> **Information shown**
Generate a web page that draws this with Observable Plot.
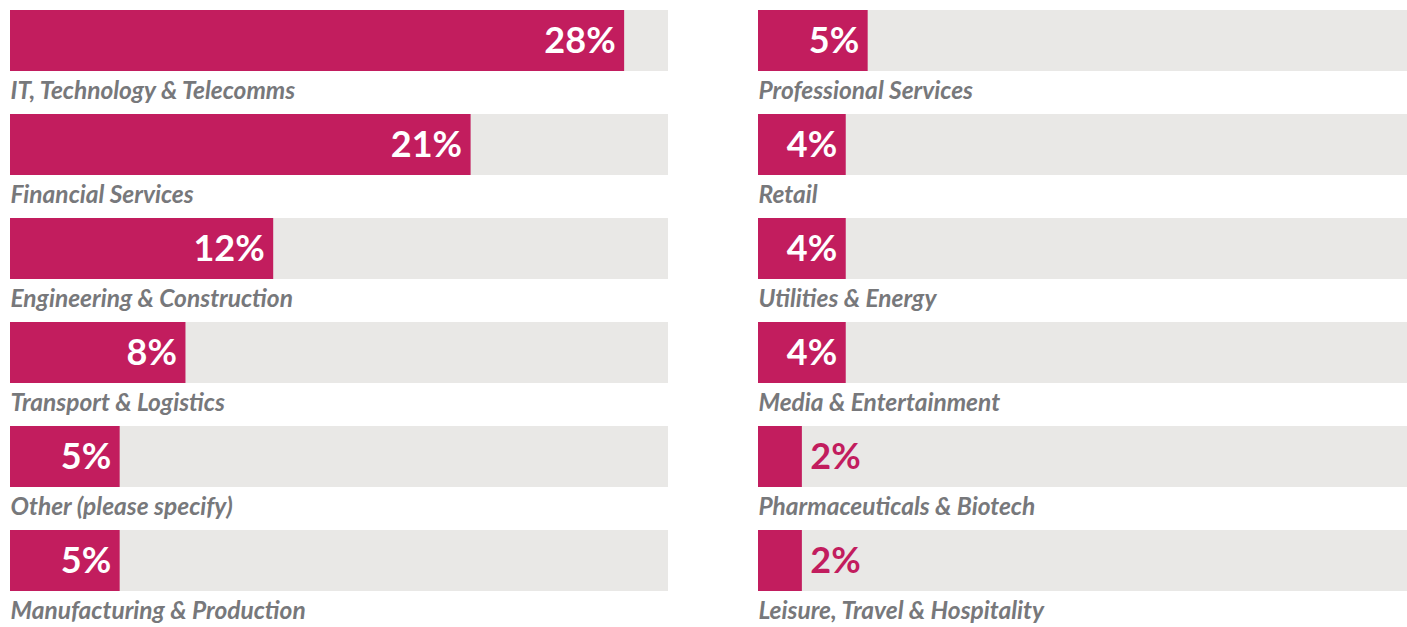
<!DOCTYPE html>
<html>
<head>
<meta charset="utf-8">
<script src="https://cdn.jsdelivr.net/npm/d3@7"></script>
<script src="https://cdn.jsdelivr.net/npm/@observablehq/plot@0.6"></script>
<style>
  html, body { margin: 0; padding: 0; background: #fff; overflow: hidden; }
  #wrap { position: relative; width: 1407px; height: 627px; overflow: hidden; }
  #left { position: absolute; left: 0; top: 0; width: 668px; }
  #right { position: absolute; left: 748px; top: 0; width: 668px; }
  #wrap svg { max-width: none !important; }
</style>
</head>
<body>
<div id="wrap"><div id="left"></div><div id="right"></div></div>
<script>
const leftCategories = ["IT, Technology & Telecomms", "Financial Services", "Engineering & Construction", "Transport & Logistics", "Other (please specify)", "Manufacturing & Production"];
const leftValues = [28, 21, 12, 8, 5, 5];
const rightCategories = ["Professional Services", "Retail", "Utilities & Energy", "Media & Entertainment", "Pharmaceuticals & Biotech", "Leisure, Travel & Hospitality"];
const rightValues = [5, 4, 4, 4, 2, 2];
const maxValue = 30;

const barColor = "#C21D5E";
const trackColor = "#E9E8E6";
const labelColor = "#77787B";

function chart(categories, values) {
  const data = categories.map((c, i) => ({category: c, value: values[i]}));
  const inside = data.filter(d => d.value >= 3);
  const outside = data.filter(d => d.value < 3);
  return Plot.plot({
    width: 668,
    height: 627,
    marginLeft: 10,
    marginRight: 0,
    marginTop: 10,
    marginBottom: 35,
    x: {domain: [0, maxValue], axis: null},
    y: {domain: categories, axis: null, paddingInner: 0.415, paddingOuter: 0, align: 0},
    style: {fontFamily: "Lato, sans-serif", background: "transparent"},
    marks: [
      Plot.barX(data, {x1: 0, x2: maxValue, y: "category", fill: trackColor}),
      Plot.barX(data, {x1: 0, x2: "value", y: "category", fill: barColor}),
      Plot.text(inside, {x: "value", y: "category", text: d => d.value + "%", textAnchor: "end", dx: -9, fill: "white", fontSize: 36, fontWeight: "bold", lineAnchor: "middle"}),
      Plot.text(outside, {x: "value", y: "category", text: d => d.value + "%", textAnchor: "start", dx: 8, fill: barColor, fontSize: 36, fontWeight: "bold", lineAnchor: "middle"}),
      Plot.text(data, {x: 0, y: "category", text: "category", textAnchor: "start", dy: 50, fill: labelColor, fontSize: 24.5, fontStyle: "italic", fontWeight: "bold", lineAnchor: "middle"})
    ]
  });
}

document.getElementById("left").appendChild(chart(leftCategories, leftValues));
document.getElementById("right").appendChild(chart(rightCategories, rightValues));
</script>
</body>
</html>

> **What is being asked**
Return each line from the material above exactly, but not the pictures.

> **The result**
Generate a web page that draws this with Observable Plot.
<!DOCTYPE html>
<html>
<head>
<meta charset="utf-8">
<script src="https://cdn.jsdelivr.net/npm/d3@7"></script>
<script src="https://cdn.jsdelivr.net/npm/@observablehq/plot@0.6"></script>
<style>
  html, body { margin: 0; padding: 0; background: #fff; overflow: hidden; }
  #wrap { position: relative; width: 1407px; height: 627px; overflow: hidden; }
  #left { position: absolute; left: 0; top: 0; width: 668px; }
  #right { position: absolute; left: 748px; top: 0; width: 668px; }
  #wrap svg { max-width: none !important; }
</style>
</head>
<body>
<div id="wrap"><div id="left"></div><div id="right"></div></div>
<script>
const leftCategories = ["IT, Technology & Telecomms", "Financial Services", "Engineering & Construction", "Transport & Logistics", "Other (please specify)", "Manufacturing & Production"];
const leftValues = [28, 21, 12, 8, 5, 5];
const rightCategories = ["Professional Services", "Retail", "Utilities & Energy", "Media & Entertainment", "Pharmaceuticals & Biotech", "Leisure, Travel & Hospitality"];
const rightValues = [5, 4, 4, 4, 2, 2];
const maxValue = 30;

const barColor = "#C21D5E";
const trackColor = "#E9E8E6";
const labelColor = "#77787B";

function chart(categories, values) {
  const data = categories.map((c, i) => ({category: c, value: values[i]}));
  const inside = data.filter(d => d.value >= 3);
  const outside = data.filter(d => d.value < 3);
  return Plot.plot({
    width: 668,
    height: 627,
    marginLeft: 10,
    marginRight: 0,
    marginTop: 10,
    marginBottom: 35,
    x: {domain: [0, maxValue], axis: null},
    y: {domain: categories, axis: null, paddingInner: 0.415, paddingOuter: 0, align: 0},
    style: {fontFamily: "Lato, sans-serif", background: "transparent"},
    marks: [
      Plot.barX(data, {x1: 0, x2: maxValue, y: "category", fill: trackColor}),
      Plot.barX(data, {x1: 0, x2: "value", y: "category", fill: barColor}),
      Plot.text(inside, {x: "value", y: "category", text: d => d.value + "%", textAnchor: "end", dx: -9, fill: "white", fontSize: 36, fontWeight: "bold", lineAnchor: "middle"}),
      Plot.text(outside, {x: "value", y: "category", text: d => d.value + "%", textAnchor: "start", dx: 8, fill: barColor, fontSize: 36, fontWeight: "bold", lineAnchor: "middle"}),
      Plot.text(data, {x: 0, y: "category", text: "category", textAnchor: "start", dy: 50, fill: labelColor, fontSize: 24.5, fontStyle: "italic", fontWeight: "bold", lineAnchor: "middle"})
    ]
  });
}

document.getElementById("left").appendChild(chart(leftCategories, leftValues));
document.getElementById("right").appendChild(chart(rightCategories, rightValues));
</script>
</body>
</html>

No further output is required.